O grupo vai a eleições já em 2025 para a eleição dos novos Órgãos Sociais, o Rancho Folclórico "A Primavera" vai contar com a tua recandidatura para o próximo triénio - 2025/2028?
"Em primeiro lugar tenho já a dizer que nunca pensei ser capaz de me interessar pelas nossas tradições, pela história dos nossos antepassados. Acho que até eu estou estupefacta comigo própria vendo aquilo que fui fazendo ao longo destes anos. Em tudo existe momentos altos e momentos baixos e é nesses que conseguimos perceber o quanto já fizemos, o quanto trabalhamos e o quanto evoluímos. Recandidatar-me para continuar e dar seguimento a tudo isto que já foi sendo feito, não depende apenas de mim. Para tudo continuar a equipa tem de se recandidatar toda novamente e também é necessário sentir que todo o grupo está com vontade de continuar e está disposto a suar a camisola. Isto é um trabalho duro, isto é puro amor à camisola, como se costuma dizer: fazemos por carolice. Tudo o que idealizamos e projetamos é feito graças às pessoas que fazem parte do grupo, claro que temos tido bastantes apoios de empresas e entidades mas a mão-de-obra é nossa, dos nossos homens que carregam, montam e das nossas mulheres que cozinham, dão do seu tempo. Isto é feito por amor, porque não há dinheiro que pague a preciosa ajuda de todos os elementos da "Primavera". De nada vale a minha recandidatura se o grupo não continuar motivado. De nada vale uma direção se não temos um grupo motivado, a direção simplesmente coordena e arruma a "casa", tudo o resto deve-se a todos os elementos do grupo. Só é viável a minha recandidatura se todos quiserem manter os objetivos".

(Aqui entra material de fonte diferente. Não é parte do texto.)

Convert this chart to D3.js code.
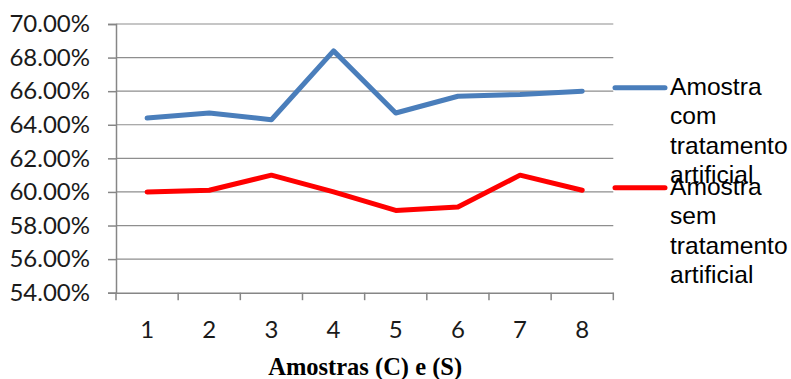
<!DOCTYPE html>
<html>
<head>
<meta charset="utf-8">
<script src="https://cdn.jsdelivr.net/npm/d3@7"></script>
<style>
  html, body { margin: 0; padding: 0; background: #ffffff; }
  svg { display: block; }
</style>
</head>
<body>
<svg id="chart" width="791" height="379"></svg>
<script>
// Sample numbers (x axis)
const categories = ["1", "2", "3", "4", "5", "6", "7", "8"];
// Series values, as fractions
const comTratamento = [0.644, 0.647, 0.643, 0.684, 0.647, 0.657, 0.658, 0.660];
const semTratamento = [0.600, 0.601, 0.610, 0.600, 0.589, 0.591, 0.610, 0.601];
// Y axis tick values
const yTicks = [0.54, 0.56, 0.58, 0.60, 0.62, 0.64, 0.66, 0.68, 0.70];
const seriesNames = [
  ["Amostra", "com", "tratamento", "artificial"],
  ["Amostra", "sem", "tratamento", "artificial"]
];
const seriesColors = ["#4a7ebb", "#ff0000"];
const xTitle = "Amostras (C) e (S)";

const svg = d3.select("#chart");
const plotLeft = 116, plotRight = 613.3, plotTop = 24, plotBottom = 292.7;

const x = d3.scaleBand().domain(categories).range([plotLeft, plotRight]);
const y = d3.scaleLinear().domain([0.54, 0.70]).range([plotBottom, plotTop]);

const axisColor = "#868686";
const tickFont = "Lato, 'Open Sans', sans-serif";

// Horizontal gridlines
svg.append("g")
  .selectAll("line")
  .data(yTicks.filter(d => d > 0.54))
  .join("line")
  .attr("x1", plotLeft).attr("x2", plotRight)
  .attr("y1", d => y(d)).attr("y2", d => y(d))
  .attr("stroke", "#8e8e8e")
  .attr("stroke-width", 1.2);

// Y axis
const yAxis = svg.append("g")
  .attr("transform", `translate(${plotLeft},0)`)
  .call(d3.axisLeft(y).tickValues(yTicks).tickSize(8).tickPadding(18)
    .tickFormat(d3.format(".2%")));
yAxis.select(".domain").attr("stroke", axisColor).attr("stroke-width", 1.5);
yAxis.selectAll(".tick line").attr("stroke", axisColor).attr("stroke-width", 1.5);
yAxis.selectAll(".tick text")
  .attr("fill", "#1a1a1a")
  .style("font-family", tickFont)
  .style("font-size", "24px");

// X axis with ticks on band edges
const xAxis = svg.append("g")
  .attr("transform", `translate(0,${plotBottom})`)
  .call(d3.axisBottom(x).tickSize(0).tickPadding(28));
xAxis.select(".domain").attr("stroke", axisColor).attr("stroke-width", 1.5);
xAxis.selectAll(".tick text")
  .attr("fill", "#1a1a1a")
  .style("font-family", tickFont)
  .style("font-size", "24px");
const edges = categories.map(c => x(c)).concat([x(categories[categories.length - 1]) + x.bandwidth()]);
xAxis.append("g")
  .selectAll("line")
  .data(edges)
  .join("line")
  .attr("x1", d => d).attr("x2", d => d)
  .attr("y1", 0).attr("y2", 7.5)
  .attr("stroke", axisColor)
  .attr("stroke-width", 1.5);

// Axis title
svg.append("text")
  .attr("x", (plotLeft + plotRight) / 2 + 0.5)
  .attr("y", 375)
  .attr("text-anchor", "middle")
  .style("font-family", "'Liberation Serif', 'Times New Roman', serif")
  .style("font-weight", "bold")
  .style("font-size", "24.5px")
  .attr("fill", "#000")
  .text(xTitle);

// Series lines
const line = d3.line()
  .x((d, i) => x(categories[i]) + x.bandwidth() / 2)
  .y(d => y(d));

[comTratamento, semTratamento].forEach((vals, k) => {
  svg.append("path")
    .datum(vals)
    .attr("d", line)
    .attr("fill", "none")
    .attr("stroke", seriesColors[k])
    .attr("stroke-width", 5)
    .attr("stroke-linejoin", "round")
    .attr("stroke-linecap", "round");
});

// Legend
const legendY = [87.7, 187.7];
seriesNames.forEach((lines, k) => {
  const g = svg.append("g");
  g.append("line")
    .attr("x1", 615).attr("x2", 665)
    .attr("y1", legendY[k]).attr("y2", legendY[k])
    .attr("stroke", seriesColors[k])
    .attr("stroke-width", 5)
    .attr("stroke-linecap", "round");
  const t = g.append("text")
    .attr("x", 670)
    .attr("y", legendY[k] + 7.5)
    .style("font-family", "'Liberation Sans', Arial, sans-serif")
    .style("font-size", "24.6px")
    .attr("fill", "#000");
  lines.forEach((s, i) => {
    t.append("tspan")
      .attr("x", 670)
      .attr("dy", i === 0 ? 0 : 29.2)
      .text(s);
  });
});
</script>
</body>
</html>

Qual é o projeto ou objetivo que ainda está em falta? O que é que achas que ainda podem fazer em prol da vossa terra?
"Muito ainda está por ser feito em Vila Cova de Perrinho, infelizmente o poder autárquico não tem olhado para a nossa terra com olhos de ver. É necessário que promovam e desenvolvam atividades culturais e desportivas com qualidade e este trabalho não pode depender apenas da nossa associação. É necessário zelar pelas nossas ruas, pelas nossas infraestruturas públicas e nada disso tem sido feito. Há muitos anos que batalhamos com a autarquia para a manutenção e preservação do parque "Pisão dos Lagos", que está num estado degradável, além dele, temos o parque desportivo que está num estado surreal. Quem passa por lá percebe que é fundamental uma intervenção. É preciso melhorar o Centro Cívico, torná-lo uma verdadeira casa de espetáculos. Para além disso, Vila Cova de Perrinho tem património arqueológico que nem está devidamente identificado, que quase ninguém conhece. Foram feitos vários estudos que revelam vestígios do Neolítico no lugar do Rossio e é desconhecido pela maioria dos valecambrenses. A somar a tudo isto ainda temos o envelhecimento da nossa aldeia, é necessário fornecer-lhes apoio, atenção, dedicação, para que tenham um envelhecimento de qualidade.
Vila Cova de Perrinho tem de se mexer ou então acabará esquecida no tempo."
Imagina que hoje tens 95 anos e é o teu último dia na "Primavera", que mensagem davas aos teus companheiros do grupo e o que lhes desejarias para o futuro?
"Não é porque uma andorinha morreu que acabou a Primavera".